Sunday, May 30, 2010

This Sporting Life (1963)

David Storey adapts his angry-young-man novel This Sporting Life, with Richard Harris as Frank Machin, the rugby Raging Bull whose only desire is to satisfy himself--but he doesn't know what he wants, so he simply digs in (always at his sport, like De Niro's Jake LaMotta) and crushes anything in his way--including his almost-love, played by Rachel Roberts (so good a few years earlier opposite Albert Finney in another angry-young-man drama, Saturday Night and Sunday Morning)--and Roberts, like Cathy Moriarty in Raging Bull, is well-suited to keeping up with her growling, all-but-remorseless costar.

The film has grittiness to spare--the rugby scenes are muddy and brutal, as though the viewer were in the pileup--and the requisite sense of mute anguish (and not-so-mute: What would a Richard Harris movie be without sudden outbursts?) provides a long hard look at the heart of tragedy: Choice is a limited resource--every choice means one less--until only one remains, and that one is doom. Here, it's the rugby field, where Machin pushes like Sisyphus against his rock, getting nowhere.
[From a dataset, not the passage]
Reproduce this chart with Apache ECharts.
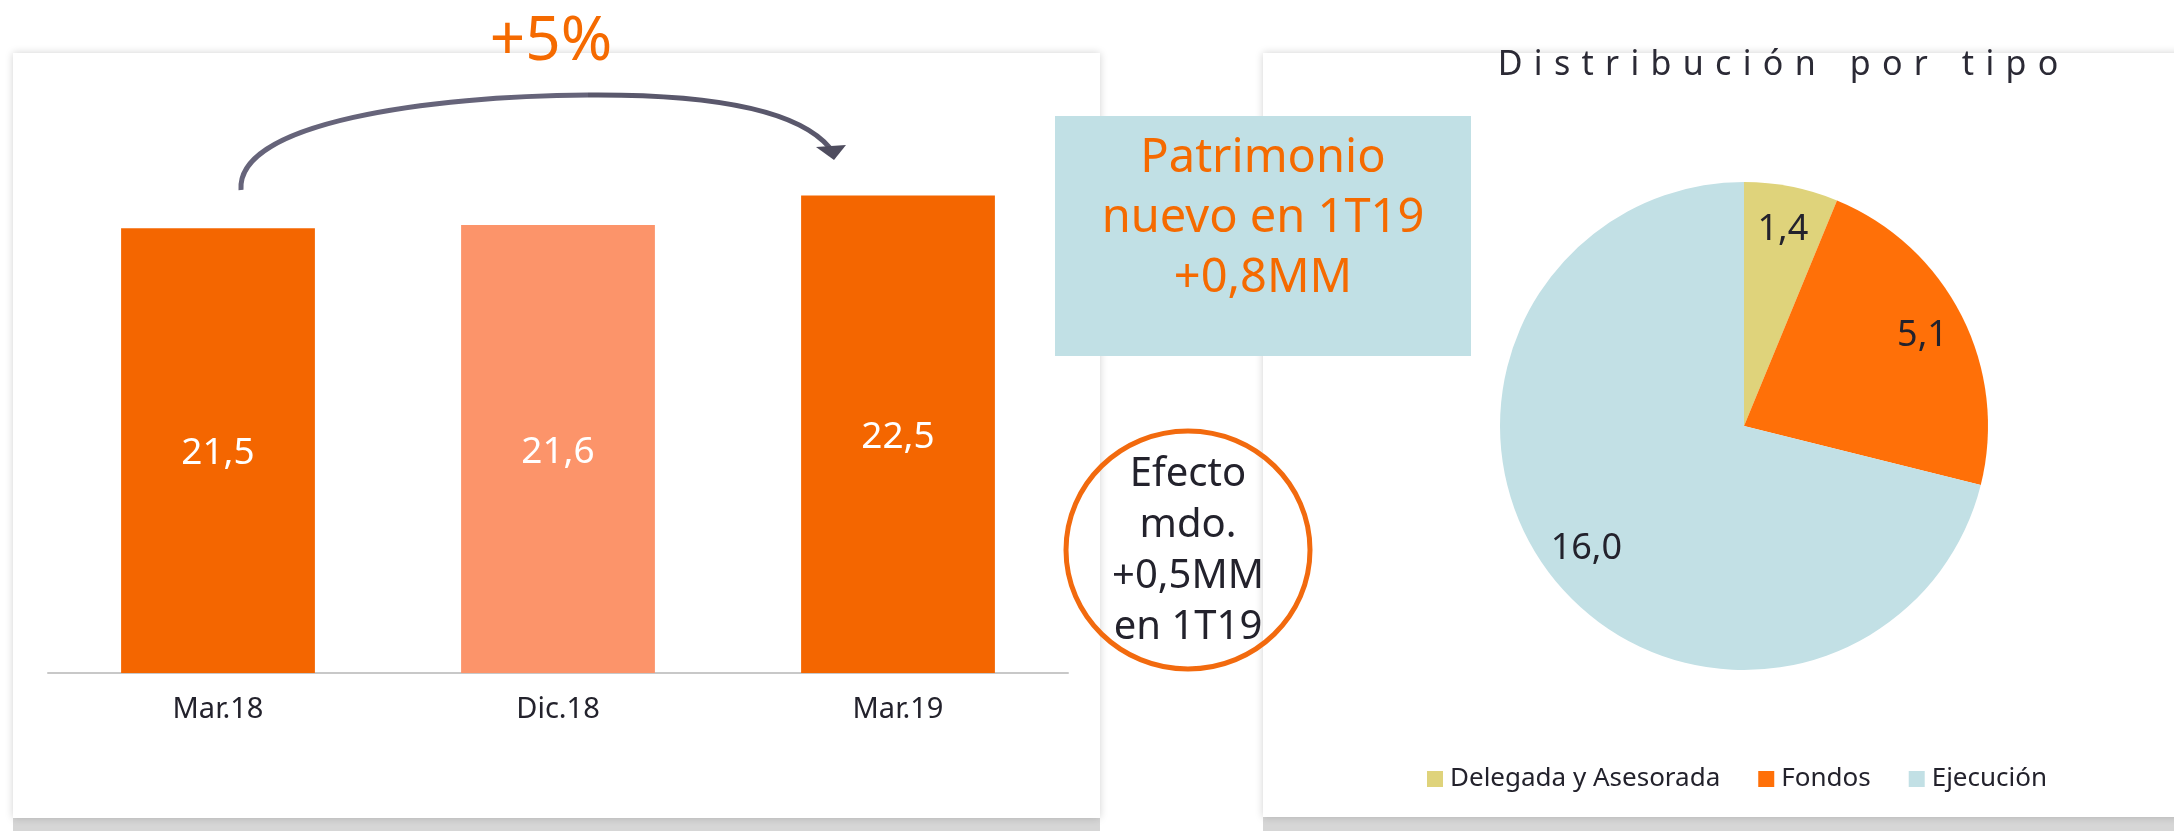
<!DOCTYPE html>
<html>
<head>
<meta charset="utf-8">
<script src="https://cdn.jsdelivr.net/npm/echarts@6/dist/echarts.min.js"></script>
<style>
  html, body { margin: 0; padding: 0; background: #fff; }
  #chart { width: 2174px; height: 831px; }
</style>
</head>
<body>
<div id="chart"></div>
<script>
// Datos
const categories = ['Mar.18', 'Dic.18', 'Mar.19'];
const patrimonio = [21.5, 21.6, 22.5];
const tipoNames = ['Delegada y Asesorada', 'Fondos', 'Ejecución'];
const tipoValues = [1.4, 5.1, 16.0];

const COLORS = {
    orange: '#F46600',
    salmon: '#FC946A',
    text: '#23222c',
    accentText: '#F56A00',
    box: '#C1E0E5',
    axis: '#c8c8c8',
    pie: ['#DFD37B', '#FF7008', '#C2E0E5'],
};
const FONT = '"Noto Sans", sans-serif';

function fmt(v) {
    return v.toFixed(1).replace('.', ',');
}

// título con espaciado amplio entre letras
const SP = '\u2004';
const title = 'Distribución por tipo'.split(' ')
    .map(w => w.split('').join(SP)).join(SP + SP + SP);

const pieData = tipoNames.map((n, i) => ({ name: n, value: tipoValues[i] }));

const chart = echarts.init(document.getElementById('chart'), null, { renderer: 'canvas' });
chart.setOption({
    backgroundColor: '#fff',
    animation: false,
    textStyle: { fontFamily: FONT },
    color: COLORS.pie,
    title: {
        text: title,
        left: 1773,
        top: 60,
        textAlign: 'center',
        textVerticalAlign: 'middle',
        textStyle: { fontSize: 34, fontWeight: 'normal', color: '#2b2a35', fontFamily: FONT },
    },
    legend: {
        data: tipoNames,
        left: 1422,
        top: 761,
        icon: 'rect',
        itemWidth: 16,
        itemHeight: 16,
        itemGap: 38,
        textStyle: { fontSize: 26, color: COLORS.text, fontFamily: FONT, padding: [0, 0, 0, 2] },
        selectedMode: false,
    },
    grid: { left: 48, right: 1106, top: 146, bottom: 158 },
    xAxis: {
        type: 'category',
        data: categories,
        axisLine: { lineStyle: { color: COLORS.axis, width: 2 } },
        axisTick: { show: false },
        axisLabel: { color: COLORS.text, fontSize: 29, margin: 22, fontFamily: FONT },
    },
    yAxis: { type: 'value', min: 8, max: 24, show: false },
    series: [
        {
            type: 'bar',
            data: patrimonio,
            barWidth: '57%',
            itemStyle: { color: p => p.dataIndex === 1 ? COLORS.salmon : COLORS.orange },
            label: {
                show: true,
                position: 'inside',
                offset: [0, 3],
                color: '#fff',
                fontSize: 37,
                fontFamily: FONT,
                formatter: p => fmt(p.value),
            },
        },
        {
            type: 'pie',
            center: [1744, 426],
            radius: 244,
            startAngle: 90,
            clockwise: true,
            silent: true,
            data: pieData,
            label: { show: false },
            labelLine: { show: false },
        },
        {
            // capa transparente solo para colocar etiquetas hacia el borde
            type: 'pie',
            center: [1744, 426],
            radius: [150, 244],
            startAngle: 90,
            clockwise: true,
            silent: true,
            data: pieData,
            itemStyle: { color: 'transparent' },
            label: {
                show: true,
                position: 'inside',
                color: COLORS.text,
                fontSize: 36,
                fontFamily: FONT,
                formatter: p => fmt(p.value),
            },
            labelLine: { show: false },
        },
    ],
    graphic: [
        // tarjetas de fondo
        { type: 'rect', z: -10, shape: { x: 13, y: 818, width: 1087, height: 13 }, style: { fill: '#d6d6d6' } },
        { type: 'rect', z: -10, shape: { x: 1263, y: 817, width: 911, height: 14 }, style: { fill: '#d6d6d6' } },
        { type: 'rect', z: -9, shape: { x: 13, y: 53, width: 1087, height: 765 },
          style: { fill: '#fff', shadowBlur: 8, shadowColor: 'rgba(0,0,0,0.18)' } },
        { type: 'rect', z: -9, shape: { x: 1263, y: 53, width: 930, height: 764 },
          style: { fill: '#fff', shadowBlur: 8, shadowColor: 'rgba(0,0,0,0.18)' } },
        // +5% y flecha
        { type: 'text', z: 20, style: { text: '+5%', x: 551, y: 42, align: 'center', verticalAlign: 'middle',
          font: '62px ' + FONT, fill: COLORS.accentText } },
        { type: 'bezierCurve', z: 20, shape: { x1: 241, y1: 190, cpx1: 236, cpy1: 122, cpx2: 430, cpy2: 96, x2: 588, y2: 95 },
          style: { stroke: '#66647a', lineWidth: 5, fill: null } },
        { type: 'bezierCurve', z: 20, shape: { x1: 588, y1: 95, cpx1: 720, cpy1: 94, cpx2: 800, cpy2: 112, x2: 830, y2: 148 },
          style: { stroke: '#5a586c', lineWidth: 5, fill: null } },
        { type: 'polygon', z: 20, shape: { points: [[816, 147], [846, 145], [834, 160]] }, style: { fill: '#4e4c5e' } },
        // recuadro patrimonio nuevo
        { type: 'rect', z: 20, shape: { x: 1055, y: 116, width: 416, height: 240 }, style: { fill: COLORS.box } },
        { type: 'text', z: 21, style: { text: 'Patrimonio\nnuevo en 1T19\n+0,8MM', x: 1263, y: 219, align: 'center',
          verticalAlign: 'middle', font: '47px ' + FONT, lineHeight: 60, fill: COLORS.accentText } },
        // círculo efecto mercado
        { type: 'ellipse', z: 20, shape: { cx: 1188, cy: 550, rx: 122, ry: 119 },
          style: { fill: 'rgba(255,255,255,0)', stroke: '#F26A0E', lineWidth: 5 } },
        { type: 'text', z: 21, style: { text: 'Efecto\nmdo.\n+0,5MM\nen 1T19', x: 1188, y: 551, align: 'center',
          verticalAlign: 'middle', font: '40px ' + FONT, lineHeight: 51, fill: COLORS.text } },
    ],
});
window.addEventListener('resize', () => chart.resize());
</script>
</body>
</html>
I'm struck by how often I'm attracted by movies that remind me of King Kong, the "great ape" (Machin is called this at one point) that swipes at every obstacle, rages against what it hopes is the Other but that ends up being the Self. And as awful as such monsters are, they break my heart, like Jake LaMotta in his jail cell, insisting against all evidence to the contrary that he's not that bad.